I'm running inference_engine/samples ./security_barrier_camera_sample with cmd:
$ ./security_barrier_camera_sample -i ~/Untitled.mp4 -m /home/shay/intel/computer_vision_sdk_2018.2.319/deployment_tools/intel_models/vehicle-license-plate-detection-barrier-0007/FP32/vehicle-license-plate-detection-barrier-0007.xml -l /home/shay/intel/computer_vision_sdk_2018.2.319/deployment_tools/inference_engine/lib/ubuntu_16.04/intel64/libMKLDNNPlugin.so InferenceEngine: API version ............ 1.1 Build .................. 12419 [ INFO ] Parsing input parameters [ INFO ] Reading input [ INFO ] Loading plugin CPU API version ............ 1.1 Build .................. lnx_20180510 Description ....... MKLDNNPlugin [ ERROR ] dlSym cannot locate method 'CreateMKLDNNExtension': /home/shay/intel/computer_vision_sdk_2018.2.319/deployment_tools/inference_engine/lib/ubuntu_16.04/intel64/libMKLDNNPlugin.so: undefined symbol: CreateMKLDNNExtension
and encountered this error message: cannot locate method 'CreateMKLDNNExtension'
I'm trying to use MKLDNN to improve the performance.
Anyone can help me with this?
Natively if you don't specify any device by "-d" it will run the sample on the CPU and it will load the MKLDNN by default. The -l extension is used to accept the path that has any custom extensions("custom layer") shared library to load. So in your case you can just drop the -l parameter if you don't have any custom layer shared libraries that you'd like to point to.
Also, the way you should run this sample is -m <vehicle_detection_model.xml> -m_lpr <lpr model.xml> -m_va <vehicle_attributes_model.xml> . You can also run the sample with the -h command to see the help menu to understand all of the command line parameters and the ReadMe.md file is also helpful to read and understand as well.
Thanks for your immediate reply.
But if the sample will load MKLDNN by default, why I got some weird performance while running vehicle-attributes-recognition-barrier-0039.

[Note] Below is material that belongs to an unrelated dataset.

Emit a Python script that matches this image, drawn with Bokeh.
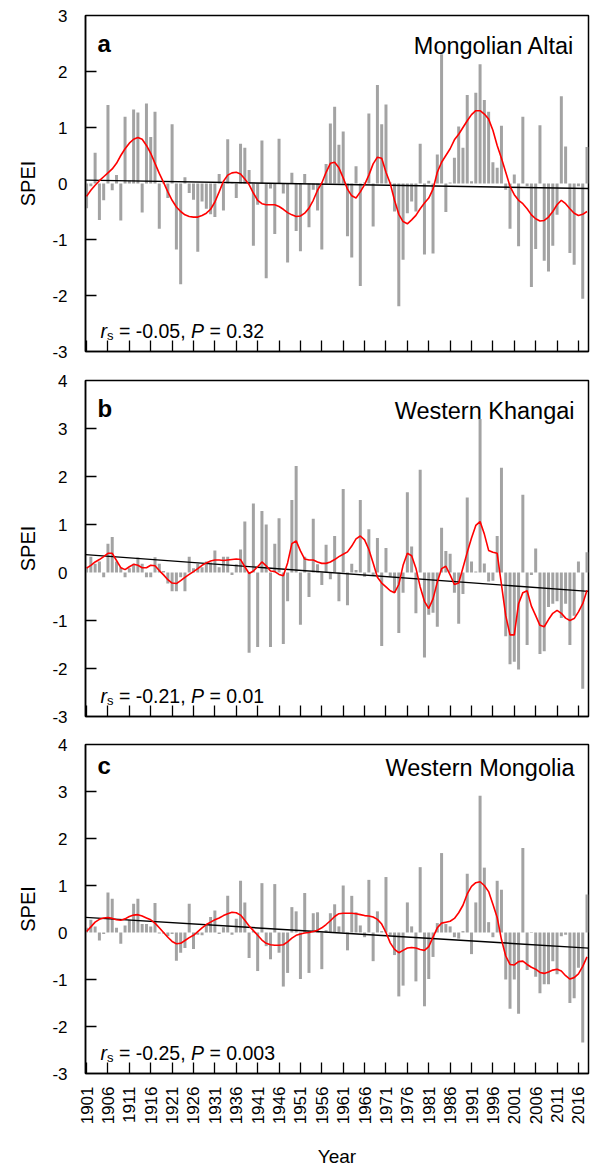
import math
from bokeh.plotting import figure
from bokeh.models import Range1d, FixedTicker, LinearAxis, Label
from bokeh.layouts import column
from bokeh.embed import file_html
from bokeh.resources import INLINE

years = list(range(1901, 2019))
x_ticks = list(range(1901, 2017, 5))

# ---------------- Panel a: Mongolian Altai ----------------
spei_a = [
    -0.44, -0.05, 0.55, -0.65, -0.30, 1.40, -0.12, 0.15, -0.66, 1.19,
    0.05, 1.32, 1.27, -0.52, 1.43, 0.83, 1.28, -0.81, 0.02, -0.26,
    1.06, -1.18, -1.80, 0.11, -0.17, -0.29, -1.22, -0.32, -0.45, -0.55,
    -0.60, 0.17, -0.48, 0.79, 0.02, -0.26, 0.71, 0.64, 0.24, -1.11,
    -0.38, 0.77, -1.69, -0.09, -0.90, 0.80, -0.18, -1.41, 0.19, -0.85,
    -1.21, 0.17, -0.78, -0.11, -0.48, -1.18, 0.35, 1.07, 1.37, 0.69,
    0.93, -0.94, -1.32, 0.31, -1.83, 0.02, 1.25, -0.77, 1.76, 1.06,
    1.41, 0.02, -0.50, -2.19, -1.36, -0.53, -0.32, -0.50, 0.71, -1.27,
    0.05, -1.25, 0.52, 2.31, -0.51, 0.02, 0.46, 1.02, 0.64, 1.58,
    0.04, 1.62, 2.13, 1.49, 1.28, 0.38, 0.28, 1.03, -0.11, -0.81,
    0.16, -1.12, 1.19, -0.05, -1.85, -1.17, 1.04, -1.38, -1.57, -1.11,
    -0.56, 1.56, 0.66, -1.24, -1.45, -0.05, -2.06, 0.65,
]
smooth_a = [
    -0.23, -0.12, -0.03, 0.05, 0.12, 0.19, 0.26, 0.36, 0.50, 0.62,
    0.72, 0.79, 0.82, 0.79, 0.68, 0.54, 0.36, 0.18, 0.02, -0.15,
    -0.30, -0.42, -0.50, -0.56, -0.59, -0.60, -0.60, -0.57, -0.53, -0.46,
    -0.33, -0.15, 0.04, 0.15, 0.19, 0.20, 0.17, 0.08, -0.02, -0.17,
    -0.30, -0.36, -0.38, -0.38, -0.38, -0.41, -0.46, -0.52, -0.56, -0.59,
    -0.58, -0.53, -0.44, -0.30, -0.12, 0.01, 0.20, 0.36, 0.38, 0.28,
    0.10, -0.10, -0.22, -0.26, -0.15, -0.02, 0.15, 0.35, 0.47, 0.45,
    0.20, 0.00, -0.30, -0.55, -0.68, -0.72, -0.65, -0.57, -0.45, -0.35,
    -0.26, -0.10, 0.20, 0.38, 0.50, 0.62, 0.78, 0.88, 1.00, 1.12,
    1.23, 1.30, 1.30, 1.24, 1.15, 0.95, 0.68, 0.45, 0.20, -0.05,
    -0.20, -0.30, -0.36, -0.45, -0.56, -0.63, -0.67, -0.66, -0.60, -0.50,
    -0.38, -0.30, -0.36, -0.45, -0.53, -0.57, -0.55, -0.50,
]
trend_a = [0.06, -0.09]

# ---------------- Panel b: Western Khangai ----------------
spei_b = [
    0.12, 0.33, 0.18, 0.23, -0.10, 0.60, 0.74, 0.23, 0.11, -0.10,
    0.09, 0.18, 0.31, 0.18, -0.10, -0.10, 0.32, 0.18, 0.03, -0.23,
    -0.39, -0.39, -0.10, -0.39, 0.33, 0.09, 0.18, 0.11, 0.23, 0.21,
    0.46, 0.11, 0.33, 0.33, -0.05, 0.17, 0.48, 1.06, -1.67, 1.44,
    -1.55, 1.28, 1.00, -1.55, 0.60, 1.13, -1.49, -0.60, 1.51, 2.22,
    -1.09, 0.33, -0.51, 1.12, 0.17, -0.26, 0.58, -0.14, 0.76, -0.60,
    1.74, -0.68, 0.18, 0.05, 1.51, -0.09, 0.90, -0.07, 0.72, -1.53,
    0.51, -0.09, -0.42, -1.26, -0.42, 1.67, 0.54, -0.85, 2.14, -1.77,
    -0.88, -0.84, -1.13, 0.93, 0.45, 0.39, -0.42, -1.07, -0.45, 1.56,
    0.23, 0.02, 3.20, 0.19, -0.19, -0.17, 0.76, 2.18, -1.33, -1.91,
    -1.86, -2.02, 1.62, -1.51, -0.05, 0.50, -1.70, -1.64, -0.72, -0.65,
    -0.60, -0.95, -0.65, -1.51, -0.90, 0.23, -2.42, 0.42,
]
smooth_b = [
    0.09, 0.15, 0.22, 0.27, 0.33, 0.40, 0.40, 0.25, 0.10, 0.06,
    0.12, 0.17, 0.15, 0.10, 0.10, 0.15, 0.14, 0.04, -0.05, -0.15,
    -0.22, -0.23, -0.17, -0.10, -0.04, 0.02, 0.08, 0.15, 0.20, 0.24,
    0.26, 0.26, 0.25, 0.26, 0.27, 0.28, 0.27, 0.12, -0.02, 0.03,
    0.12, 0.22, 0.14, 0.03, 0.02, -0.04, -0.07, 0.20, 0.60, 0.66,
    0.45, 0.28, 0.26, 0.26, 0.22, 0.19, 0.19, 0.22, 0.27, 0.33,
    0.38, 0.43, 0.55, 0.70, 0.76, 0.68, 0.48, 0.20, -0.10, -0.22,
    -0.30, -0.38, -0.42, -0.25, 0.15, 0.40, 0.35, 0.09, -0.30, -0.60,
    -0.75, -0.55, -0.20, 0.08, 0.13, -0.05, -0.25, -0.22, 0.10, 0.42,
    0.72, 0.98, 1.06, 0.80, 0.46, 0.42, 0.40, -0.25, -0.90, -1.30,
    -1.30, -0.65, -0.42, -0.38, -0.70, -0.90, -1.10, -1.13, -0.98, -0.85,
    -0.79, -0.85, -0.95, -1.00, -0.96, -0.82, -0.65, -0.37,
]
trend_b = [0.37, -0.39]

# ---------------- Panel c: Western Mongolia ----------------
spei_c = [
    0.10, 0.27, 0.13, -0.17, -0.03, 0.85, 0.72, 0.10, -0.24, 0.15,
    0.27, 0.61, 0.72, 0.18, 0.18, 0.13, 0.63, -0.02, -0.02, -0.08,
    -0.03, -0.60, -0.43, -0.33, 0.61, -0.35, -0.05, -0.06, 0.15, 0.33,
    0.47, -0.03, 0.11, 0.78, -0.05, 0.29, 1.10, 0.64, -0.54, 0.03,
    -0.82, 1.05, -0.29, -0.57, 1.03, -0.43, -1.15, -0.86, 0.54, 0.45,
    -0.99, 0.84, -0.86, 0.41, 0.43, -0.78, 0.05, 0.41, 0.60, 0.13,
    1.00, -0.38, 0.78, 0.43, 0.15, -0.10, 1.12, -0.61, 0.45, 0.03,
    1.18, -0.05, -0.48, -1.36, -1.13, 0.64, 0.13, -1.04, 1.39, -1.57,
    -0.99, -0.52, 0.20, 1.69, 0.18, 0.13, -0.10, -0.13, 0.03, 1.25,
    -0.46, 0.64, 2.91, 1.38, 0.22, -0.10, 1.10, 0.91, -1.00, -1.62,
    -1.00, -1.73, 1.80, -0.80, -0.01, -0.94, -1.29, -1.10, -1.10, -0.61,
    -0.89, -0.08, -0.05, -1.50, -1.40, -0.75, -2.34, 0.81,
]
smooth_c = [
    0.02, 0.12, 0.22, 0.28, 0.31, 0.32, 0.30, 0.27, 0.26, 0.29,
    0.34, 0.37, 0.38, 0.35, 0.31, 0.27, 0.20, 0.10, 0.00, -0.10,
    -0.19, -0.24, -0.23, -0.17, -0.11, -0.06, 0.02, 0.10, 0.17, 0.22,
    0.27, 0.31, 0.36, 0.40, 0.43, 0.42, 0.37, 0.26, 0.14, 0.04,
    -0.06, -0.16, -0.23, -0.26, -0.27, -0.27, -0.26, -0.20, -0.12, -0.06,
    -0.03, -0.01, 0.00, 0.02, 0.05, 0.10, 0.17, 0.25, 0.34, 0.40,
    0.41, 0.41, 0.41, 0.40, 0.38, 0.36, 0.35, 0.33, 0.28, 0.18,
    0.00, -0.22, -0.36, -0.43, -0.38, -0.33, -0.32, -0.33, -0.36, -0.38,
    -0.30, -0.10, 0.10, 0.20, 0.22, 0.24, 0.30, 0.42, 0.58, 0.82,
    0.98, 1.06, 1.08, 1.00, 0.87, 0.60, 0.32, -0.15, -0.50, -0.68,
    -0.69, -0.62, -0.61, -0.68, -0.74, -0.78, -0.85, -0.87, -0.84, -0.80,
    -0.78, -0.82, -0.92, -0.99, -0.96, -0.88, -0.72, -0.52,
]
trend_c = [0.32, -0.33]

letters = ["a", "b", "c"]
regions = ["Mongolian Altai", "Western Khangai", "Western Mongolia"]
rs_values = ["-0.05", "-0.21", "-0.25"]
p_values = ["0.32", "0.01", "0.003"]
y_limits = [(-3, 3), (-3, 4), (-3, 4)]

FONT = "Liberation Sans"
GRAY = "#A3A3A3"
X_START, X_END = 1900.75, 2018.35
FIG_W, BORDER_L, BORDER_R = 593, 85, 5

# Arial / Liberation Sans advance widths (per 1000 em) for the stat text
ADV = {' ': 278, '=': 584, '-': 333, '.': 278, ',': 278, 'P': 667, 'r': 333, 's': 500}
for d in "0123456789":
    ADV[d] = 556


def tw(s, size):
    return sum(ADV[c] for c in s) * size / 1000.0


def make_panel(i, bars, smooth, trend, height, top, bottom, bottom_labels):
    y0, y1 = y_limits[i]
    p = figure(width=FIG_W, height=height,
               x_range=Range1d(X_START, X_END), y_range=Range1d(y0, y1),
               output_backend="svg", toolbar_location=None,
               min_border_left=BORDER_L, min_border_right=BORDER_R,
               min_border_top=top, min_border_bottom=bottom,
               background_fill_color="white", border_fill_color="white",
               outline_line_color="black", outline_line_width=1.5, outline_line_alpha=1.0)
    p.grid.visible = False

    p.vbar(x=years, top=bars, bottom=0, width=0.7, fill_color=GRAY, line_color=None)
    # linear trend (from the two read end values)
    slope = (trend[1] - trend[0]) / (years[-1] - years[0])
    tx = [X_START, X_END]
    ty = [trend[0] + slope * (x - years[0]) for x in tx]
    p.line(x=tx, y=ty, line_color="black", line_width=1.4)
    p.line(x=years, y=smooth, line_color="#FF0000", line_width=1.6)

    # x axis: inward ticks
    xa = p.xaxis[0]
    xa.ticker = FixedTicker(ticks=x_ticks)
    xa.major_tick_in = 11
    xa.major_tick_out = 0
    xa.minor_tick_line_color = None
    xa.axis_line_color = "black"
    xa.axis_line_width = 1.5
    xa.major_tick_line_width = 1.3
    if bottom_labels:
        xa.major_label_orientation = math.pi / 2
        xa.major_label_text_font = FONT
        xa.major_label_text_font_size = "17px"
        xa.major_label_text_color = "black"
        xa.major_label_standoff = 13
        xa.axis_label = "Year"
        xa.axis_label_text_font = FONT
        xa.axis_label_text_font_size = "19px"
        xa.axis_label_text_font_style = "normal"
        xa.axis_label_text_color = "black"
        xa.axis_label_standoff = 19
    else:
        xa.major_label_overrides = {t: "" for t in x_ticks}
        xa.major_label_text_font_size = "1px"
        xa.major_label_standoff = 0

    # y axis with inward ticks (no tick at 0 or at the frame edges)
    inner = [v for v in range(y0 + 1, y1) if v != 0]
    ya = p.yaxis[0]
    ya.ticker = FixedTicker(ticks=inner)
    ya.major_tick_in = 11
    ya.major_tick_out = 0
    ya.minor_tick_line_color = None
    ya.axis_line_color = "black"
    ya.axis_line_width = 1.5
    ya.major_tick_line_width = 1.3
    ya.major_label_overrides = {t: "" for t in inner}
    ya.major_label_text_font_size = "1px"
    ya.major_label_standoff = 0

    # label-only y axis
    all_ticks = list(range(y0, y1 + 1))
    la = LinearAxis(ticker=FixedTicker(ticks=all_ticks),
                    axis_line_color=None, major_tick_line_color=None,
                    minor_tick_line_color=None,
                    major_label_text_font=FONT, major_label_text_font_size="17px",
                    major_label_text_color="black", major_label_standoff=12,
                    major_label_overrides={t: str(t) for t in all_ticks},
                    axis_label="SPEI", axis_label_text_font=FONT,
                    axis_label_text_font_size="20px", axis_label_text_font_style="normal",
                    axis_label_text_color="black", axis_label_standoff=10)
    p.add_layout(la, "left")

    fh = height - top - bottom
    fw = FIG_W - BORDER_L - BORDER_R

    p.add_layout(Label(x=12, y=fh - 27.5, x_units="screen", y_units="screen",
                       text=letters[i], text_font=FONT, text_font_size="24px",
                       text_font_style="bold", text_color="black",
                       text_baseline="alphabetic", text_align="left"))
    p.add_layout(Label(x=fw - 14, y=fh - 30.5, x_units="screen", y_units="screen",
                       text=regions[i], text_font=FONT, text_font_size="23.5px",
                       text_color="black", text_baseline="alphabetic", text_align="right"))

    # r_s = ..., P = ...   (pieces placed without leading/trailing spaces)
    fs, ss = 19.5, 13
    by = 21
    sp = tw(" ", fs)
    x = 15
    pieces = []
    pieces.append(("r", x, by, fs, "italic")); x += tw("r", fs)
    pieces.append(("s", x, by - 5, ss, "normal")); x += tw("s", ss) + sp
    pieces.append(("=", x, by, fs, "normal")); x += tw("=", fs) + sp
    t1 = rs_values[i] + ","
    pieces.append((t1, x, by, fs, "normal")); x += tw(t1, fs) + sp
    pieces.append(("P", x, by, fs, "italic")); x += tw("P", fs) + sp
    pieces.append(("=", x, by, fs, "normal")); x += tw("=", fs) + sp
    pieces.append((p_values[i], x, by, fs, "normal"))
    for txt, px_, py_, size, style in pieces:
        p.add_layout(Label(x=px_, y=py_, x_units="screen", y_units="screen",
                           text=txt, text_font=FONT, text_font_size=f"{size}px",
                           text_font_style=style, text_color="black",
                           text_baseline="alphabetic", text_align="left"))
    return p


pa = make_panel(0, spei_a, smooth_a, trend_a, 365, 15, 14, False)
pb = make_panel(1, spei_b, smooth_b, trend_b, 365, 15, 14, False)
pc = make_panel(2, spei_c, smooth_c, trend_c, 440, 14, 90, True)

layout = column(pa, pb, pc, spacing=0)
open("out.html", "w").write(file_html(layout, INLINE))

In your docs, you said this model can get 1469.95 fps with IE MKLDNN. But when I ran this model, I got 0.7ms~15ms/pcs. I ran this model after a vehicle detection network, and my CPU is i3-8350K @ 4Ghz x 4. Why did I get performance like 7ms/pcs, 15ms/pcs? Is there some resolution limitations? Do I need resize the object before enqueue it into the network?